## Begin

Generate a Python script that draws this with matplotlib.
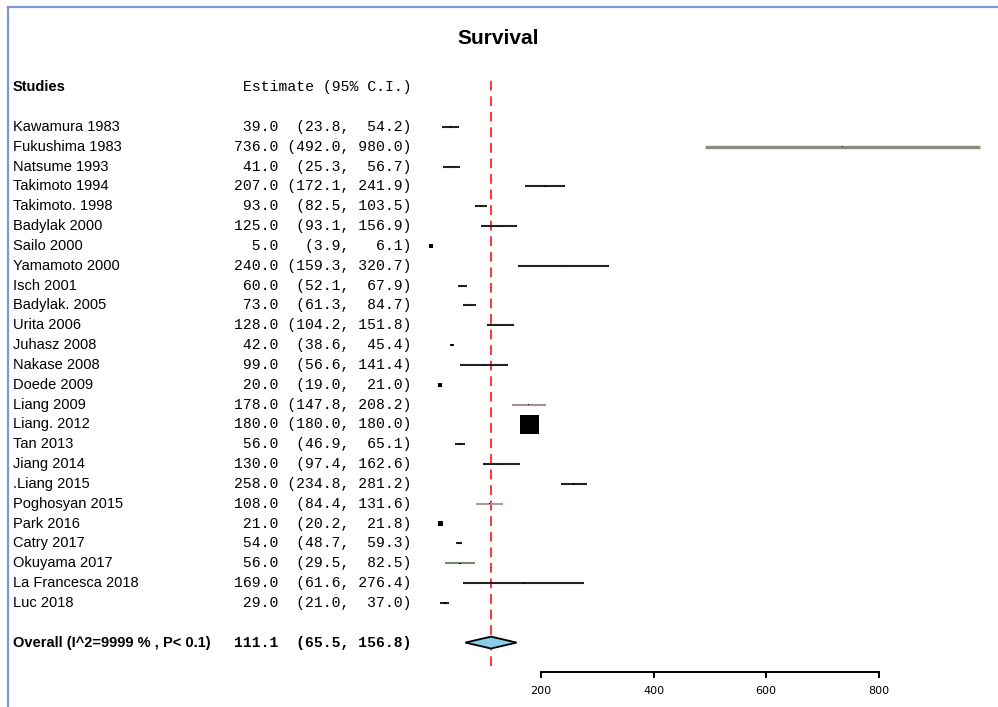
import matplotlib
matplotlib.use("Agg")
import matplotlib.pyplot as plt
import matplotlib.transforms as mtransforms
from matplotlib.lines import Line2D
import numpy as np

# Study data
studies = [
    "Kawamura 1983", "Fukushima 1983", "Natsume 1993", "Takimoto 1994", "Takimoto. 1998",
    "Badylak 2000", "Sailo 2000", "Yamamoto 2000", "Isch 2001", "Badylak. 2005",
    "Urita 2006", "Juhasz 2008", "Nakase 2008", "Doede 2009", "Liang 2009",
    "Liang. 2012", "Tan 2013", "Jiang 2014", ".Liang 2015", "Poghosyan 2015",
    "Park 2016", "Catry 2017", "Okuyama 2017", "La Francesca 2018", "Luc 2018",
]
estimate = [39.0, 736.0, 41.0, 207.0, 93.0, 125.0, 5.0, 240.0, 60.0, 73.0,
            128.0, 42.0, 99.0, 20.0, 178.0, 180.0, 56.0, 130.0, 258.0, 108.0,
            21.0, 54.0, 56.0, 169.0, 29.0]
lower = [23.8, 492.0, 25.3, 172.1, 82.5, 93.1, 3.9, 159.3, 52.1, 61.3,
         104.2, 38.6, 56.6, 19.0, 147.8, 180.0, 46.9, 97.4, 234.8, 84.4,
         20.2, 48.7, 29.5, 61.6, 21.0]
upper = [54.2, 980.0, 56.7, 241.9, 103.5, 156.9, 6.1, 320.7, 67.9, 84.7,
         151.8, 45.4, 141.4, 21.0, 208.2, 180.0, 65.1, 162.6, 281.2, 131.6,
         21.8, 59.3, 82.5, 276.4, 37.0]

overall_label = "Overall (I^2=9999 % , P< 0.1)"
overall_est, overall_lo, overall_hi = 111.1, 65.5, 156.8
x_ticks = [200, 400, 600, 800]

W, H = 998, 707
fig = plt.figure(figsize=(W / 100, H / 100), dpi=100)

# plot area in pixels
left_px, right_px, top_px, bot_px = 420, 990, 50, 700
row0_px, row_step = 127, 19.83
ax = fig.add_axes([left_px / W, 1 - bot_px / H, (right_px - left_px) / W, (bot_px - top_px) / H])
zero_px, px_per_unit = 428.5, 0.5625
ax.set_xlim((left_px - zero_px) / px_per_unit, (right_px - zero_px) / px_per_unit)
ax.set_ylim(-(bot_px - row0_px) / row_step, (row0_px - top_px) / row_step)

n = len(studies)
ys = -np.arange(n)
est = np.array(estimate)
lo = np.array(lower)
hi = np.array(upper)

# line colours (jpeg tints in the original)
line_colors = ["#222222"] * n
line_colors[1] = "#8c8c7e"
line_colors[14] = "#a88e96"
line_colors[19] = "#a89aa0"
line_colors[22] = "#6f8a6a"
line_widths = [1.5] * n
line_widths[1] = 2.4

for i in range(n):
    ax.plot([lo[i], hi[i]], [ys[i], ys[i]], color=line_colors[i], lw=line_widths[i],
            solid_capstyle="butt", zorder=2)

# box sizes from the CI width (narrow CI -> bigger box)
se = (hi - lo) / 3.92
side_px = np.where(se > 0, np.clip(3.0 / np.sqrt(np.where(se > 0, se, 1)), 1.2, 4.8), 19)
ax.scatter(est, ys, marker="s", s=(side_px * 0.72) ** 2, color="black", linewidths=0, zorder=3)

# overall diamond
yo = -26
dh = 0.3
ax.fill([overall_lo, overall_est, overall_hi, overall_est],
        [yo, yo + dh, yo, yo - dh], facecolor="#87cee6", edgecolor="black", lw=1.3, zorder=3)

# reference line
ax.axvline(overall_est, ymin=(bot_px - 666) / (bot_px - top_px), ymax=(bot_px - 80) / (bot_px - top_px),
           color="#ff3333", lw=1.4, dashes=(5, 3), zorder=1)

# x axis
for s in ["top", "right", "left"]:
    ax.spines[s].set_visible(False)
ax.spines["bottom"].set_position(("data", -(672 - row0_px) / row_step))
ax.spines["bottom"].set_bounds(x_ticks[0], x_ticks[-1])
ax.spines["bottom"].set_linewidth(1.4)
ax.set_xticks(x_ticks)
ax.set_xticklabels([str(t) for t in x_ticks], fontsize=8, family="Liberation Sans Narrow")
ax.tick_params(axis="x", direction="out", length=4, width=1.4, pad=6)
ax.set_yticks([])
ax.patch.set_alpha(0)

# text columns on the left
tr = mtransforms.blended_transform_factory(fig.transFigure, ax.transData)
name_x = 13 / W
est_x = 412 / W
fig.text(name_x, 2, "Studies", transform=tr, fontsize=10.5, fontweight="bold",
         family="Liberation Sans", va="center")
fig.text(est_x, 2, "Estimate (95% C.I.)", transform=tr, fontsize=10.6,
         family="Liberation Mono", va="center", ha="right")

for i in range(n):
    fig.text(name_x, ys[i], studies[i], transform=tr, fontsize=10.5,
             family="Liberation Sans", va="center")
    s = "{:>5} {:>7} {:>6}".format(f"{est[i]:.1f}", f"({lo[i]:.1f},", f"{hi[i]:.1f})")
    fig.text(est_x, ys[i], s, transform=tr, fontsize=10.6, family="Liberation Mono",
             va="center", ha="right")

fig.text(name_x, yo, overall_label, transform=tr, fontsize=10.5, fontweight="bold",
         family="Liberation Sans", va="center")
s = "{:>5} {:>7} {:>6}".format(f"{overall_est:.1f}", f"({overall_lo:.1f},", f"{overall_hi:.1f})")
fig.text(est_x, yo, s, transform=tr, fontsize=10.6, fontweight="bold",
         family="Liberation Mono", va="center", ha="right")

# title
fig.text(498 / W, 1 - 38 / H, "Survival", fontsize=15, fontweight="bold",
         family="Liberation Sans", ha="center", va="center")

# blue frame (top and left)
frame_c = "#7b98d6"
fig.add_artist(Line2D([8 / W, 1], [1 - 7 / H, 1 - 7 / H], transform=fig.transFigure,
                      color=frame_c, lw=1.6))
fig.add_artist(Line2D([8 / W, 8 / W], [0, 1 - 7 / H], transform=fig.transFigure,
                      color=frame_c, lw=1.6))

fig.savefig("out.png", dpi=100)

## End

Pictures are to be left out; repeat all the remaining data exactly.

▶ Answer to the problem
Generate a Python script that draws this with matplotlib.
import matplotlib
matplotlib.use("Agg")
import matplotlib.pyplot as plt
import matplotlib.transforms as mtransforms
from matplotlib.lines import Line2D
import numpy as np

# Study data
studies = [
    "Kawamura 1983", "Fukushima 1983", "Natsume 1993", "Takimoto 1994", "Takimoto. 1998",
    "Badylak 2000", "Sailo 2000", "Yamamoto 2000", "Isch 2001", "Badylak. 2005",
    "Urita 2006", "Juhasz 2008", "Nakase 2008", "Doede 2009", "Liang 2009",
    "Liang. 2012", "Tan 2013", "Jiang 2014", ".Liang 2015", "Poghosyan 2015",
    "Park 2016", "Catry 2017", "Okuyama 2017", "La Francesca 2018", "Luc 2018",
]
estimate = [39.0, 736.0, 41.0, 207.0, 93.0, 125.0, 5.0, 240.0, 60.0, 73.0,
            128.0, 42.0, 99.0, 20.0, 178.0, 180.0, 56.0, 130.0, 258.0, 108.0,
            21.0, 54.0, 56.0, 169.0, 29.0]
lower = [23.8, 492.0, 25.3, 172.1, 82.5, 93.1, 3.9, 159.3, 52.1, 61.3,
         104.2, 38.6, 56.6, 19.0, 147.8, 180.0, 46.9, 97.4, 234.8, 84.4,
         20.2, 48.7, 29.5, 61.6, 21.0]
upper = [54.2, 980.0, 56.7, 241.9, 103.5, 156.9, 6.1, 320.7, 67.9, 84.7,
         151.8, 45.4, 141.4, 21.0, 208.2, 180.0, 65.1, 162.6, 281.2, 131.6,
         21.8, 59.3, 82.5, 276.4, 37.0]

overall_label = "Overall (I^2=9999 % , P< 0.1)"
overall_est, overall_lo, overall_hi = 111.1, 65.5, 156.8
x_ticks = [200, 400, 600, 800]

W, H = 998, 707
fig = plt.figure(figsize=(W / 100, H / 100), dpi=100)

# plot area in pixels
left_px, right_px, top_px, bot_px = 420, 990, 50, 700
row0_px, row_step = 127, 19.83
ax = fig.add_axes([left_px / W, 1 - bot_px / H, (right_px - left_px) / W, (bot_px - top_px) / H])
zero_px, px_per_unit = 428.5, 0.5625
ax.set_xlim((left_px - zero_px) / px_per_unit, (right_px - zero_px) / px_per_unit)
ax.set_ylim(-(bot_px - row0_px) / row_step, (row0_px - top_px) / row_step)

n = len(studies)
ys = -np.arange(n)
est = np.array(estimate)
lo = np.array(lower)
hi = np.array(upper)

# line colours (jpeg tints in the original)
line_colors = ["#222222"] * n
line_colors[1] = "#8c8c7e"
line_colors[14] = "#a88e96"
line_colors[19] = "#a89aa0"
line_colors[22] = "#6f8a6a"
line_widths = [1.5] * n
line_widths[1] = 2.4

for i in range(n):
    ax.plot([lo[i], hi[i]], [ys[i], ys[i]], color=line_colors[i], lw=line_widths[i],
            solid_capstyle="butt", zorder=2)

# box sizes from the CI width (narrow CI -> bigger box)
se = (hi - lo) / 3.92
side_px = np.where(se > 0, np.clip(3.0 / np.sqrt(np.where(se > 0, se, 1)), 1.2, 4.8), 19)
ax.scatter(est, ys, marker="s", s=(side_px * 0.72) ** 2, color="black", linewidths=0, zorder=3)

# overall diamond
yo = -26
dh = 0.3
ax.fill([overall_lo, overall_est, overall_hi, overall_est],
        [yo, yo + dh, yo, yo - dh], facecolor="#87cee6", edgecolor="black", lw=1.3, zorder=3)

# reference line
ax.axvline(overall_est, ymin=(bot_px - 666) / (bot_px - top_px), ymax=(bot_px - 80) / (bot_px - top_px),
           color="#ff3333", lw=1.4, dashes=(5, 3), zorder=1)

# x axis
for s in ["top", "right", "left"]:
    ax.spines[s].set_visible(False)
ax.spines["bottom"].set_position(("data", -(672 - row0_px) / row_step))
ax.spines["bottom"].set_bounds(x_ticks[0], x_ticks[-1])
ax.spines["bottom"].set_linewidth(1.4)
ax.set_xticks(x_ticks)
ax.set_xticklabels([str(t) for t in x_ticks], fontsize=8, family="Liberation Sans Narrow")
ax.tick_params(axis="x", direction="out", length=4, width=1.4, pad=6)
ax.set_yticks([])
ax.patch.set_alpha(0)

# text columns on the left
tr = mtransforms.blended_transform_factory(fig.transFigure, ax.transData)
name_x = 13 / W
est_x = 412 / W
fig.text(name_x, 2, "Studies", transform=tr, fontsize=10.5, fontweight="bold",
         family="Liberation Sans", va="center")
fig.text(est_x, 2, "Estimate (95% C.I.)", transform=tr, fontsize=10.6,
         family="Liberation Mono", va="center", ha="right")

for i in range(n):
    fig.text(name_x, ys[i], studies[i], transform=tr, fontsize=10.5,
             family="Liberation Sans", va="center")
    s = "{:>5} {:>7} {:>6}".format(f"{est[i]:.1f}", f"({lo[i]:.1f},", f"{hi[i]:.1f})")
    fig.text(est_x, ys[i], s, transform=tr, fontsize=10.6, family="Liberation Mono",
             va="center", ha="right")

fig.text(name_x, yo, overall_label, transform=tr, fontsize=10.5, fontweight="bold",
         family="Liberation Sans", va="center")
s = "{:>5} {:>7} {:>6}".format(f"{overall_est:.1f}", f"({overall_lo:.1f},", f"{overall_hi:.1f})")
fig.text(est_x, yo, s, transform=tr, fontsize=10.6, fontweight="bold",
         family="Liberation Mono", va="center", ha="right")

# title
fig.text(498 / W, 1 - 38 / H, "Survival", fontsize=15, fontweight="bold",
         family="Liberation Sans", ha="center", va="center")

# blue frame (top and left)
frame_c = "#7b98d6"
fig.add_artist(Line2D([8 / W, 1], [1 - 7 / H, 1 - 7 / H], transform=fig.transFigure,
                      color=frame_c, lw=1.6))
fig.add_artist(Line2D([8 / W, 8 / W], [0, 1 - 7 / H], transform=fig.transFigure,
                      color=frame_c, lw=1.6))

fig.savefig("out.png", dpi=100)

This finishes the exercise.